Now, my brother started his academic career at the local public school but then transferred to the parochial school when he was in the fourth grade. I began in the first grade when at the time, first graders prepared for first Holy Communion. None of us really and truly knew what was happening. My mother assumed that these little “gold books” had something to do with our religious education, but she didn’t think anything about it. Suddenly about a month before receiving a sacrament I technically didn’t qualify for, my teacher asked if we were all Catholic.

“What’s Catholic?” I wanted to know.

“What’s Catholic?” She repeated, like I’d lost my mind. “Haven’t you been baptized?”

“I’m not sure,” I told her. “What’s baptized?”

She gave me a confused look. “You don’t know if you have been baptized?”

“Nope,” I confirmed.

She tried again. “Well, where do you go to church?”

When I answered that I attended church in the same building that we were standing in, she seemed happy with that answer. However, a second later I added, “Of course sometimes we go to my dad’s church.”

The faculty all looked at each other like they didn’t know what to do and my teacher finally told me to go home that night and ask my mother if I had ever been baptized and more specifically, if I was Catholic. I rode home on the bus, came in through the back door and say my mother stirring spaghetti sauce. “Mom, am I Catholic?” I asked the minute I walked in.

“No, and who told you that you were?” She asked.

I shrugged. “Well no one…but we’re getting ready for First Communion in a few weeks and apparently I have to be or I can’t do it.”

“THAT’S what this has all been leading up to?” My poor mother cried. “No, you are not Catholic. No, you’ve never been baptized. Your father and I wanted to let you choose….”

That night, my mom and dad sat my sibling and I down and explained some of the differences between their two religions. To be honest, it seemed to my 6-year-old mind that they were pretty similar in what they believed and who they believed in…but the way they went about initiating new members was verrrrry different. My mother explained that in the Catholic Church a priest would pour a bit of water over my head while my father described some sadistic practice in his church in which a preacher would lead me into some pool I’d never seen before and push me under water.

“But I can’t swim!!!” I protested. “What if I drown?”

“You won’t drown,” my father countered. “It’s only for like a second.”

No part of this sounded reassuring. To complicate matters, I learned that if I became a member of the Catholic Church I would be expected to swallow a consecrated host. I couldn’t swallow an aspirin at the time and was more than a little nervous about that possibility. (My father let me that I could “chew” the cracker that they used at his church – maybe he was trying to make up the ground he’d lost in the Baptism discussion?) While I am sure that I should have based this monumental life decision on something deep and theological, I was too consumed with the possibility of my untimely demise in the water or by choking on the Body of Christ. What was a girl to do?

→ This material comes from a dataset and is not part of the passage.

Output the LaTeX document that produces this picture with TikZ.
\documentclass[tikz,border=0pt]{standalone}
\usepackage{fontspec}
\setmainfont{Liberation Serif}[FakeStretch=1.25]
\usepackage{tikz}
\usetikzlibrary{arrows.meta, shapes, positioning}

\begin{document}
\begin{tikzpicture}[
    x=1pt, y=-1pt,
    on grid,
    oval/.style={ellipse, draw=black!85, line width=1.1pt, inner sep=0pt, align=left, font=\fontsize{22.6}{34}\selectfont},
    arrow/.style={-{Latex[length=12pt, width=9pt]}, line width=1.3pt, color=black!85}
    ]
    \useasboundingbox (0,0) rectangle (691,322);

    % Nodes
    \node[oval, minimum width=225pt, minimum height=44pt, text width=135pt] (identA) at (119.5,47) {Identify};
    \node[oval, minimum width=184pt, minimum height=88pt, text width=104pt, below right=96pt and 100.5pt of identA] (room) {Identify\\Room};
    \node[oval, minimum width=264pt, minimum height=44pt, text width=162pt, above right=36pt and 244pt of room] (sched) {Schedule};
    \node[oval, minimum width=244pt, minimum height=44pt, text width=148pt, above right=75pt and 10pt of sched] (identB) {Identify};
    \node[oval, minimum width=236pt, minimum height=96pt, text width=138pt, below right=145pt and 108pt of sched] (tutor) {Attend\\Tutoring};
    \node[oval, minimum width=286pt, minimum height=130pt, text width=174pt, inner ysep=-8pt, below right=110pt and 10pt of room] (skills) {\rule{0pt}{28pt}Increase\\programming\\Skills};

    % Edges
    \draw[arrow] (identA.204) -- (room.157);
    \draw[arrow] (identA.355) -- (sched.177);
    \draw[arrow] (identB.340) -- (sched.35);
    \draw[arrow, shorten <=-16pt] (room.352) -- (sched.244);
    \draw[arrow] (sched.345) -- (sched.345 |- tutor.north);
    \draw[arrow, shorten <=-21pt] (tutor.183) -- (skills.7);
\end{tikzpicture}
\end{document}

Very quickly my brother announced that he was going to become Catholic. My parents assured us that we did not have to make a decision right away, but because of my situation I had to know if I was going to go for it or wait so that she could tell my teacher what to do about me and first communion. I remember thinking that I didn’t know if a Catholic host was wet or dry, what it tasted like or how creepy it would feel when it melted in my mouth. Still, it seemed like the lesser of two evils. “If he’s going to be Catholic, I guess I will be too,” I declared.

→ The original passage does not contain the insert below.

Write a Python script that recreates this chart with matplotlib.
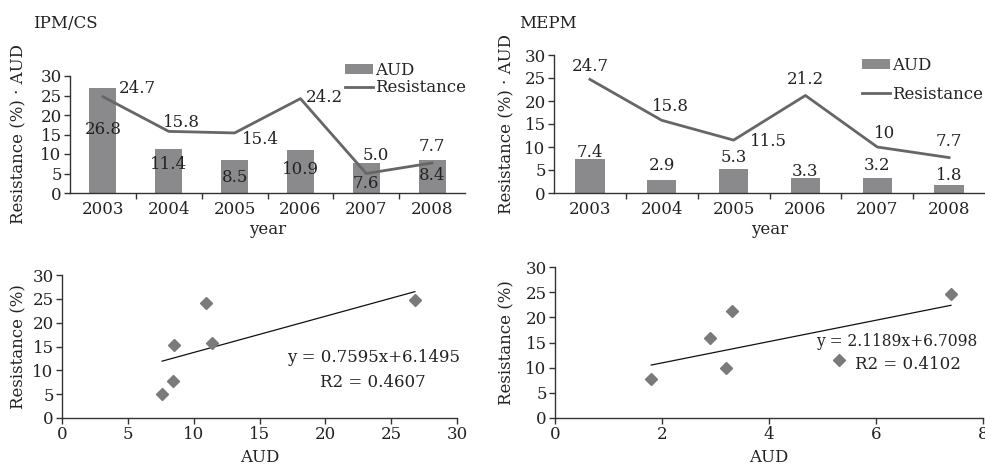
import matplotlib
matplotlib.use("Agg")
import matplotlib.pyplot as plt
import numpy as np

plt.rcParams['font.family'] = ['DejaVu Serif']
plt.rcParams['font.size'] = 12

# ---------------- data ----------------
years = ['2003', '2004', '2005', '2006', '2007', '2008']

ipm_aud = [26.8, 11.4, 8.5, 10.9, 7.6, 8.4]
ipm_res = [24.7, 15.8, 15.4, 24.2, 5.0, 7.7]

mepm_aud = [7.4, 2.9, 5.3, 3.3, 3.2, 1.8]
mepm_res = [24.7, 15.8, 11.5, 21.2, 10, 7.7]

ipm_fit = (0.7595, 6.1495, 0.4607)
mepm_fit = (2.1189, 6.7098, 0.4102)

# ---------------- label layout (positions only) ----------------
ipm_bar_lab_y = [16.4, 7.2, 4.1, 5.9, 2.5, 4.6]
ipm_line_lab_dx = [0.53, 0.2, 0.4, 0.37, 0.14, 0.0]
ipm_line_lab_y = [26.7, 18.2, 13.8, 24.6, 9.7, 11.8]

mepm_bar_lab_y = [8.9, 5.9, 7.8, 4.6, 5.9, 3.9]
mepm_line_lab_dx = [0.0, 0.12, 0.49, 0.0, 0.1, 0.0]
mepm_line_lab_y = [27.4, 18.9, 11.1, 24.6, 13.0, 11.1]

BAR_C = '#8a8a8c'
LINE_C = '#666666'
AX_C = '#333333'
TXT_C = '#222222'

W, H = 985, 467
fig = plt.figure(figsize=(W / 100, H / 100), dpi=100)


def px_axes(left, top, right, bottom):
    ax = fig.add_axes([left / W, 1 - bottom / H, (right - left) / W, (bottom - top) / H])
    ax._px = (left, top, right, bottom)
    return ax


def place_labels(ax, ylab_x, xlab_y):
    left, top, right, bottom = ax._px
    ax.yaxis.set_label_coords((ylab_x - left) / (right - left), 0.5)
    ax.xaxis.set_label_coords(0.5, -(xlab_y - bottom) / (bottom - top))
    ax.xaxis.label.set_va('center')
    ax.yaxis.label.set_va('center')


def style(ax):
    for s in ['top', 'right']:
        ax.spines[s].set_visible(False)
    for s in ['left', 'bottom']:
        ax.spines[s].set_color(AX_C)
        ax.spines[s].set_linewidth(1.0)
    ax.tick_params(colors=AX_C, labelcolor=TXT_C, length=4, width=1.0, pad=2)


def bar_line(ax, aud, res, bar_lab_y, line_dx, line_y, line_fmt, leg_anchor, leg_spacing):
    x = np.arange(len(years))
    hb = ax.bar(x, aud, width=0.41, color=BAR_C, label='AUD', zorder=2)
    hl, = ax.plot(x, res, color=LINE_C, lw=2, label='Resistance', zorder=3)
    for i in range(len(x)):
        ax.text(x[i], bar_lab_y[i], '%.1f' % aud[i], ha='center', va='center', color=TXT_C, zorder=4)
        ax.text(x[i] + line_dx[i], line_y[i], line_fmt(res[i]), ha='center', va='center', color=TXT_C, zorder=4)
    ax.set_xlim(-0.5, len(x) - 0.5)
    ax.set_ylim(0, 30)
    ax.set_yticks(range(0, 31, 5))
    ax.set_xticks(x)
    ax.set_xticklabels(years)
    ax.set_xticks(np.arange(0.5, len(x) - 0.5, 1), minor=True)
    style(ax)
    ax.tick_params(axis='x', which='major', length=0, pad=6)
    ax.tick_params(axis='x', which='minor', length=4, width=1.0, color=AX_C)
    ax.set_xlabel('year', color=TXT_C)
    ax.set_ylabel('Resistance (%) · AUD', color=TXT_C)
    leg = ax.legend([hb, hl], ['AUD', 'Resistance'], loc='upper left', bbox_to_anchor=leg_anchor,
                    bbox_transform=fig.transFigure,
                    frameon=False, borderpad=0, borderaxespad=0, handlelength=1.7,
                    handletextpad=0.1, labelspacing=leg_spacing, handleheight=0.5)
    for t in leg.get_texts():
        t.set_color(TXT_C)


def scatter_fit(ax, aud, res, fit, xmax, xstep, eq_pos, r2_pos, ha, eq_size):
    slope, inter, r2 = fit
    ax.plot(aud, res, ls='none', marker='D', ms=6, color='#7a7a7a', zorder=3)
    xs = np.array([min(aud), max(aud)])
    ax.plot(xs, slope * xs + inter, color='#111111', lw=0.9, zorder=2)
    ax.text(eq_pos[0], eq_pos[1], 'y = %.4fx+%.4f' % (slope, inter), ha=ha, va='center',
            color=TXT_C, fontsize=eq_size)
    ax.text(r2_pos[0], r2_pos[1], 'R2 = %.4f' % r2, ha=ha, va='center', color=TXT_C)
    ax.set_xlim(0, xmax)
    ax.set_ylim(0, 30)
    ax.set_xticks(np.arange(0, xmax + 0.01, xstep))
    ax.set_yticks(range(0, 31, 5))
    style(ax)
    ax.set_xlabel('AUD', color=TXT_C)
    ax.set_ylabel('Resistance (%)', color=TXT_C)


# ---- top-left: IPM/CS ----
ax1 = px_axes(70, 76, 465, 193)
bar_line(ax1, ipm_aud, ipm_res, ipm_bar_lab_y, ipm_line_lab_dx, ipm_line_lab_y,
         lambda v: '%.1f' % v, (345 / W, 1 - 62 / H), 0.0)
place_labels(ax1, 19, 230)
fig.text(33 / W, 1 - 23 / H, 'IPM/CS', ha='left', va='center', color=TXT_C)

# ---- top-right: MEPM ----
ax2 = px_axes(554, 55, 985, 193)
bar_line(ax2, mepm_aud, mepm_res, mepm_bar_lab_y, mepm_line_lab_dx, mepm_line_lab_y,
         lambda v: '%g' % v, (862 / W, 1 - 57 / H), 0.7)
place_labels(ax2, 507, 230)
fig.text(519 / W, 1 - 23 / H, 'MEPM', ha='left', va='center', color=TXT_C)

# ---- bottom-left scatter ----
ax3 = px_axes(62, 275, 457, 418)
scatter_fit(ax3, ipm_aud, ipm_res, ipm_fit, 30, 5, (23.7, 12.6), (23.6, 7.55), 'center', 12)
place_labels(ax3, 19, 457)

# ---- bottom-right scatter ----
ax4 = px_axes(555, 267, 983, 418)
scatter_fit(ax4, mepm_aud, mepm_res, mepm_fit, 8, 2, (4.88, 15.1), (5.6, 10.7), 'left', 11.2)
place_labels(ax4, 507, 458)

fig.savefig('out.png', dpi=100)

A few weeks later, we gathered at the back of the church after Mass and I was welcomed into the Catholic Church feeling pretty good about my new religious life knowing that I was a child of God with my feet firmly on dry land. It wasn’t the most theological plan ever, but when I was six, it was all I had. The following month, I went up to the table of the Lord and received the Eucharist for the first time. (To my utter relief, I learned that I was allowed to chew it.) Two Sacraments of Initiation down, and one to go.

Good news though, I had better reasons for getting confirmed than I did for being Baptized. Luckily I realized that I liked being Catholic and thankfully, I didn’t have any dinner reservations that day. (Just kidding!)